Structure in ormolu which offers points of attachment to a dazzling decoration of rock crystals. It deploys a diversity of size and scale in the use of rock crystal with faceted pendants in the form of drops or plates, fleurons, almonds, cut leaves... The fine branches in ormolu that make up the arms of light are joined in pairs by a brace surmounted by a volute connected to the crown by a string of rock crystal pearls, itself dressed in pearls.
It is during the 18th century, in a particularly active cultural climate where the bourgeoisie competed with the nobility in elegance and refinement that prestigious villas and palaces multiplied. Northern Italy became one of the centers of creation of precious rock crystal chandeliers.
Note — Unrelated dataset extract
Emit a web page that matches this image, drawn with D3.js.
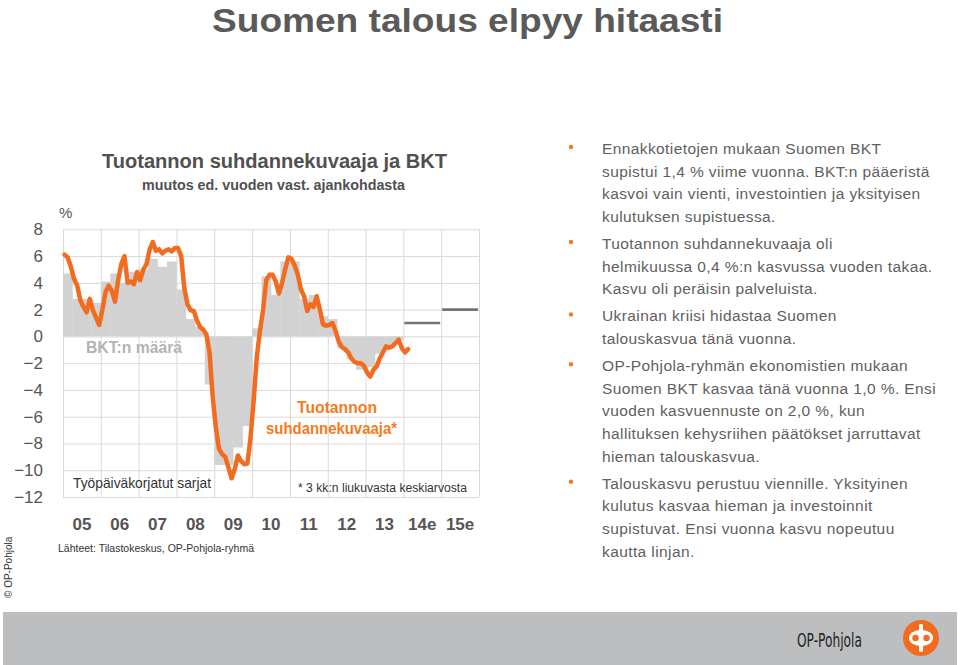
<!DOCTYPE html>
<html><head><meta charset="utf-8">
<script src="https://cdn.jsdelivr.net/npm/d3@7"></script>
<style>
body{margin:0;background:#fff;}
svg{display:block;font-family:"Liberation Sans",Arial,sans-serif;}
</style></head>
<body><svg id="c" width="960" height="665"></svg>
<script>
// ---- data ----
const yearLabels = ["05","06","07","08","09","10","11","12","13","14e","15e"];
const yTicks = [8,6,4,2,0,-2,-4,-6,-8,-10,-12];
// BKT, quarterly y/y %, 2005Q1..2013Q4
const gdpQuarterly = [
  4.7, 2.8, 2.8, 2.5,
  4.1, 4.7, 4.0, 4.8,
  5.0, 5.8, 5.2, 5.6,
  3.5, 1.3, 0.7, -3.6,
  -9.6, -9.6, -8.3, -6.7,
  0.6, 4.5, 3.1, 5.6,
  5.6, 2.8, 3.1, 1.5,
  1.3, -0.9, -1.7, -2.5,
  -2.3, -1.3, -0.8, -0.3
];
// forecasts (annual)
const forecastYears = ["14e","15e"];
const forecastValues = [1.0, 2.0];
// Tuotannon suhdannekuvaaja, 3-month moving average, monthly Jan 2005 .. Feb 2014
const indicatorMonthly = [
  6.1, 5.9, 5.2, 4.3, 3.8, 2.7, 2.2, 1.8, 2.8, 1.95, 1.4, 0.85,
  2.0, 3.3, 3.8, 3.4, 2.6, 4.2, 5.4, 6.0, 4.0, 4.1, 3.9, 4.8,
  4.2, 5.0, 5.4, 6.5, 7.05, 6.4, 6.5, 6.2, 6.4, 6.5, 6.35, 6.6,
  6.6, 6.0, 3.6, 2.4, 1.95, 1.9, 1.2, 0.7, 0.5, 0.15, -1.2, -4.5,
  -6.8, -8.4, -8.8, -9.0, -9.8, -10.6, -9.9, -8.9, -9.3, -9.55, -9.5, -7.6,
  -4.8, -1.5, 0.4, 2.0, 4.2, 4.6, 4.6, 4.1, 3.2, 4.0, 5.0, 5.9,
  5.8, 5.3, 4.6, 3.5, 3.0, 1.9, 2.4, 2.2, 3.0, 2.0, 0.9, 0.8,
  0.85, 1.0, 0.4, -0.4, -0.8, -0.95, -1.2, -1.65, -1.9, -2.0, -2.0, -2.2,
  -2.7, -3.0, -2.5, -2.25, -1.65, -1.2, -0.75, -0.85, -0.75, -0.5, -0.25, -0.87,
  -1.2, -0.95
];
const bullets = [
  ["Ennakkotietojen mukaan Suomen BKT","supistui 1,4 % viime vuonna. BKT:n pääeristä","kasvoi vain vienti, investointien ja yksityisen","kulutuksen supistuessa."],
  ["Tuotannon suhdannekuvaaja oli","helmikuussa 0,4 %:n kasvussa vuoden takaa.","Kasvu oli peräisin palveluista."],
  ["Ukrainan kriisi hidastaa Suomen","talouskasvua tänä vuonna."],
  ["OP-Pohjola-ryhmän ekonomistien mukaan","Suomen BKT kasvaa tänä vuonna 1,0 %. Ensi","vuoden kasvuennuste on 2,0 %, kun","hallituksen kehysriihen päätökset jarruttavat","hieman talouskasvua."],
  ["Talouskasvu perustuu viennille. Yksityinen","kulutus kasvaa hieman ja investoinnit","supistuvat. Ensi vuonna kasvu nopeutuu","kautta linjan."]
];

// ---- layout ----
const svg = d3.select("#c");
const L = 63, R = 479, T = 229.3, B = 497;
const orange = "#f26b1f";

const y = d3.scaleLinear().domain([-12, 8]).range([B, T]);
const xT = d3.scaleLinear().domain([2005, 2016]).range([L, R]);
const xBand = d3.scaleBand().domain(yearLabels).range([L, R]).padding(0);

// main title
svg.append("text").attr("x", 467.5).attr("y", 32).attr("text-anchor","middle")
  .attr("font-family","'Liberation Sans Narrow','Liberation Sans',Arial,sans-serif")
  .attr("font-size", 34).attr("font-weight","bold").attr("fill","#5a5a5a")
  .attr("textLength", 511).attr("lengthAdjust","spacingAndGlyphs")
  .text("Suomen talous elpyy hitaasti");

// chart titles
svg.append("text").attr("x", 102).attr("y", 168).attr("font-size", 20).attr("font-weight","bold")
  .attr("fill","#505050").attr("textLength",345).attr("lengthAdjust","spacingAndGlyphs")
  .text("Tuotannon suhdannekuvaaja ja BKT");
svg.append("text").attr("x", 142).attr("y", 190).attr("font-size", 14.5).attr("font-weight","bold")
  .attr("fill","#505050").attr("textLength",263).attr("lengthAdjust","spacingAndGlyphs")
  .text("muutos ed. vuoden vast. ajankohdasta");
svg.append("text").attr("x", 59).attr("y", 218).attr("font-size", 15).attr("fill","#555").text("%");

// gridlines
const gH = svg.append("g").attr("transform",`translate(${L},0)`)
  .call(d3.axisLeft(y).tickValues(yTicks).tickSize(-(R-L)).tickFormat(""));
const gV = svg.append("g").attr("transform",`translate(0,${B})`)
  .call(d3.axisBottom(xT).tickValues(d3.range(2005, 2017)).tickSize(-(B-T)).tickFormat(""));
[gH,gV].forEach(g=>{ g.select(".domain").remove(); g.selectAll("line").attr("stroke","#d9d9d9").attr("stroke-width",1); });

// GDP bars (quarterly steps)
svg.append("g").selectAll("rect").data(gdpQuarterly).join("rect")
  .attr("x", (d,i)=>xT(2005 + i/4))
  .attr("width", (d,i)=>xT(2005 + (i+1)/4) - xT(2005 + i/4) + 0.3)
  .attr("y", d=>y(Math.max(0,d)))
  .attr("height", d=>Math.abs(y(d)-y(0)))
  .attr("fill","#d2d2d2");

// forecasts
svg.append("g").selectAll("line").data(forecastValues).join("line")
  .attr("x1",(d,i)=>xBand(forecastYears[i])+1)
  .attr("x2",(d,i)=>xBand(forecastYears[i])+xBand.bandwidth()-1)
  .attr("y1",d=>y(d)).attr("y2",d=>y(d))
  .attr("stroke","#737373").attr("stroke-width",2.6);

// indicator line
const line = d3.line().x((d,i)=>xT(2005 + (i+0.5)/12)).y(d=>y(d));
svg.append("path").datum(indicatorMonthly).attr("d", line)
  .attr("fill","none").attr("stroke",orange).attr("stroke-width",4.5)
  .attr("stroke-linejoin","round").attr("stroke-linecap","round");

// y axis labels
const ya = svg.append("g").attr("transform","translate(45,0)")
  .call(d3.axisLeft(y).tickValues(yTicks).tickSize(0).tickPadding(2));
ya.select(".domain").remove();
ya.selectAll("text").attr("font-size",17).attr("fill","#555").attr("font-family","'Liberation Sans',Arial,sans-serif");

// x axis labels
const xa = svg.append("g").attr("transform","translate(0,512)")
  .call(d3.axisBottom(xBand).tickSize(0).tickPadding(6));
xa.select(".domain").remove();
xa.selectAll("text").attr("font-size",17).attr("font-weight","bold").attr("fill","#555")
  .attr("font-family","'Liberation Sans',Arial,sans-serif");

// annotations in chart
svg.append("text").attr("x",86).attr("y",353).attr("font-size",16).attr("font-weight","bold")
  .attr("fill","#b3b3b3").attr("textLength",96).attr("lengthAdjust","spacingAndGlyphs").text("BKT:n määrä");
svg.append("text").attr("x",297).attr("y",413).attr("font-size",16.5).attr("font-weight","bold")
  .attr("fill","#f47b20").attr("textLength",80).attr("lengthAdjust","spacingAndGlyphs").text("Tuotannon");
svg.append("text").attr("x",266).attr("y",433.5).attr("font-size",16.5).attr("font-weight","bold")
  .attr("fill","#f47b20").attr("textLength",131).attr("lengthAdjust","spacingAndGlyphs").text("suhdannekuvaaja*");
svg.append("text").attr("x",73).attr("y",488).attr("font-size",15).attr("fill","#333")
  .attr("textLength",138).attr("lengthAdjust","spacingAndGlyphs").text("Työpäiväkorjatut sarjat");
svg.append("text").attr("x",298).attr("y",491.5).attr("font-size",12.5).attr("fill","#333")
  .attr("textLength",169).attr("lengthAdjust","spacingAndGlyphs").text("* 3 kk:n liukuvasta keskiarvosta");
svg.append("text").attr("x",58).attr("y",551.5).attr("font-size",11).attr("fill","#333")
  .attr("textLength",196).attr("lengthAdjust","spacingAndGlyphs").text("Lähteet: Tilastokeskus, OP-Pohjola-ryhmä");

// vertical copyright
svg.append("text").attr("transform","translate(12,598) rotate(-90)").attr("font-size",10)
  .attr("fill","#333").text("© OP-Pohjola");

// right text panel
let by = 154;
const tp = svg.append("g");
bullets.forEach((para,pi)=>{
  tp.append("circle").attr("cx",571).attr("cy",by-7).attr("r",2.2).attr("fill","#f07a2a");
  para.forEach((ln,li)=>{
    tp.append("text").attr("x",602).attr("y",by).attr("font-size",15.5).attr("letter-spacing",0.4)
      .attr("fill","#606060").text(ln);
    by += 22.6;
  });
  by += 4.6;
});

// footer
svg.append("rect").attr("x",3).attr("y",612).attr("width",954).attr("height",53).attr("fill","#bdbec0");
svg.append("text").attr("x",797).attr("y",647).attr("font-size",19).attr("fill","#1e1e1e")
  .attr("font-family","'DejaVu Sans Condensed','Liberation Sans Narrow',sans-serif")
  .attr("textLength",65).attr("lengthAdjust","spacingAndGlyphs").text("OP-Pohjola");
const lg = svg.append("g").attr("transform","translate(921,638)");
lg.append("circle").attr("r",18).attr("fill","#f26b1f");
lg.append("ellipse").attr("rx",12).attr("ry",8).attr("fill","#fff");
lg.append("rect").attr("x",-2).attr("y",-14).attr("width",4).attr("height",28).attr("rx",1.5).attr("fill","#fff");
lg.append("circle").attr("cx",-5.5).attr("cy",0).attr("r",3.2).attr("fill","#f26b1f");
lg.append("circle").attr("cx",5.5).attr("cy",0).attr("r",3.2).attr("fill","#f26b1f");
</script></body></html>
This variety of quartz of exceptional hardness, with a high index of refraction of light that is close to that of the dimant, allows an optimal lighting. The rock crystal is exploited in the seventeenth century in small quantities and monetized at almost prohibitive prices. Its use in lighting really starts in the 18th century thanks to the discovery of deposits in Central Europe which allowed the development of new and more important shapes such as leaves, stars, daggers....
The italian workshops seized the material from the first quarter of the 18th century and developed a mastery and refinement without common measure in the work of a stone that requires the craftsman an extremely complex work. The use of this precious material, one of the rarest and most expensive at the time, attests to the wealth of its patron.
Two criteria were used to estimate the value of rock crystal in the 18th century. Firstly the weight, which was measured in marcs, ounces and gros as for silverware, and the purity, also called "water" of the crystal, which could triple the price of the clearest pieces which were then qualified as "of very beautiful water".
The elegance of our chandelier comes from its shape as well as from the arrangement of the rock crystals and it is, like the most luxurious chandeliers, topped with a royal crown,.
Our chandelier can be linked to the Italian barochetto of the 18th century, of which some examples have done well at Christie's in Paris on December 7, 2001, lot 54 and at Sotheby's on December 15, 2010, lot 49.